= Meagher Electronics =

Meagher Electronics was a Monterey, California, company which was founded in 1947 by Jim Meagher. It included a recording studio which recorded early demos for Joan Baez, her sister, Mimi Farina and her sister's husband, Richard Farina. The company also repaired all sorts of home entertainment equipment, focusing on professional and semi professional sound equipment and high end home systems. It had a huge, high warehouse space in which literally hundreds of old wooden console radios and phonographs dating back to the 1920s were stacked to the rafters. Meagher used to explain that these had been left by customers who chose not to pick them up instead of paying the repair estimate charges.

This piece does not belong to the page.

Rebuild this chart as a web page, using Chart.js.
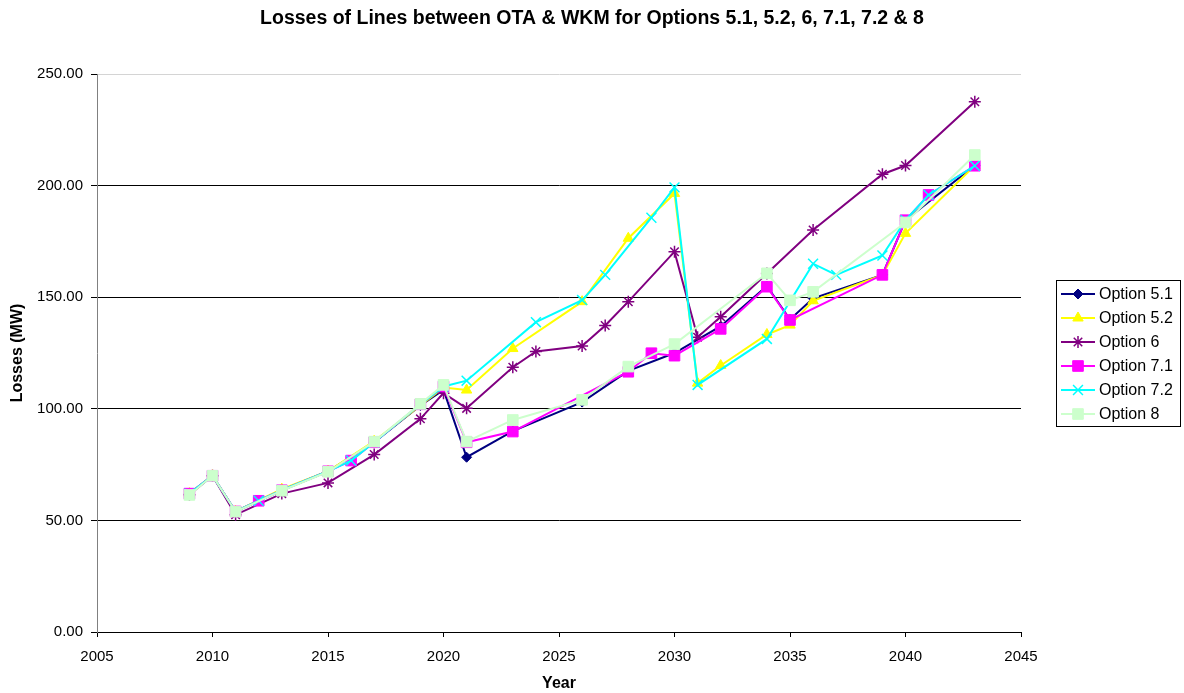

The firm was also a commercial sound installation company and one of the first Altec Lansing dealers in the country, with catalogues and equipment going back to 1947. It provided the sound system for most of the concerts and live events in the Monterey area in the 1950s through the 1970s, from folk to jazz to Roger Williams It also recorded the first gold jazz album, Erroll Garner's Concert by the Sea in the mid-1950s on a portable mono Ampex 601 tape recorder which remained a prize possession for many years.

The Monterey Jazz Festival contracted Meagher to provide their sound reinforcement system from the beginning of its existence in 1958 and the firm was extremely conscientious about providing the best quality sound possible, often using recording quality condenser microphones and custom designed loudspeaker arrays. The company supplied sound reinforcement systems for the Big Sur Folk Festivals and assisted Harry McCune Sound from San Francisco and their sound designer Abe Jacob, who was contracted to provide the sound system for the Monterey Pop Festival in 1967.